Is Google just generous? Was the firm making good on its promise to not be evil? Did Google’s management team have a specific goal in mind? Was Google just being Googley?

Google’s motivations are tough to figure out. From the point of view of a marketer, “open source” is deep voodoo. The interest in open source software seems to be increasing. In search, for instance, Lucene/Solr (http://lucene.apache.org/solr) has captured the attention of a number of high-profile organizations, including Cisco Systems, eHarmony, Mitre and Twitter. In content management, I stumbled upon a conference several months ago with throngs of people entranced by Drupal. I listened to a podcast from IT Conversations (http://itc.conversationsnetwork.org) that focused on Drizzle, an open source database server, and learned that a mini-revolution is taking place against some traditional database methods and limitations.

But the buzzword of the summer is Hadoop (http://hadoop.apache.org). Bloggers and poobahs have done loop-the-loops around Hadoop. According to Doug Cutting’s “Hadoop: A Brief History” (http://research.yahoo.com/files/cutting.pdf), today’s open source wunderkind had its roots in Nutch (http://nutch.apache.org), a Web-scale open source search system. Between 2004 and 2006, Google disclosed details of its Google File System and its MapReduce method. Yahoo hired Cutting, and the Hadoop project was “split out of Nutch.” By 2008, Hadoop “hit Web scale,” and the interest accelerated.

Embracing Hadoop

Apache Hadoop, therefore, inherited some of the Google MapReduce bloodline, but the muscle behind the software framework comes from the open source community with support from Yahoo’s wizards, including Cutting, who named the framework after his child’s stuffed animal.

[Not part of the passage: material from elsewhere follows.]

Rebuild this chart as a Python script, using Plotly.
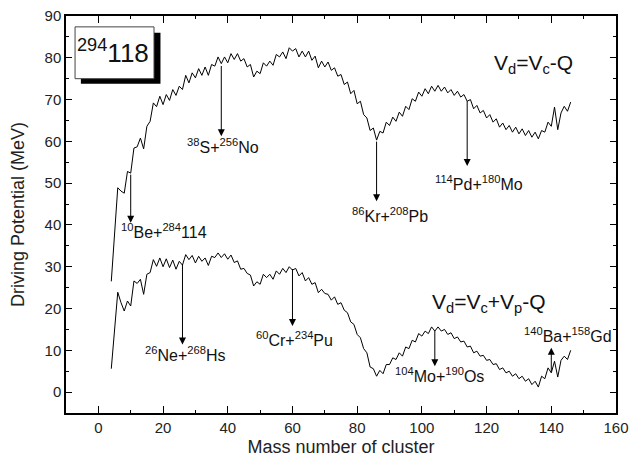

The basic idea behind Hadoop is that the engineering methods avoid some of the well-known problems inherent in Edgar Codd’s RDBMS invention. Hadoop supports common file systems, including Amazon’s cloud. Hadoop relies on data nodes with a “name node” providing some of the Google innovations for knowing where data are across a distributed system and keeping performance free of RDBMS-style bottlenecks. A quick trip to Amazon will provide you with one-click access to books that explain Hadoop in considerable detail. I recommend Chuck Lam’s Hadoop in Action and Tom White’s Hadoop: The Definitive Guide, and a wealth of information can be found at http://hadoop.apache.org.

Hadoop is used by Amazon, Facebook, IBM and Rackspace, among others. Commercial vendors have embraced Hadoop. IBM, for example, has several applications, including an analytics service, running on Hadoop. IBM and Google teamed in 2007 to offer university courses about Hadoop to computer science majors.

What interests me is the emergence of an open source software for “reliable, scalable, distributed computing.” Translating that, Hadoop is “a direct alternative to existing commercial operating systems, RDBMS that masquerade as high-performance data management systems, and extremely expensive proprietary solutions that have been designed to lock in licensees.”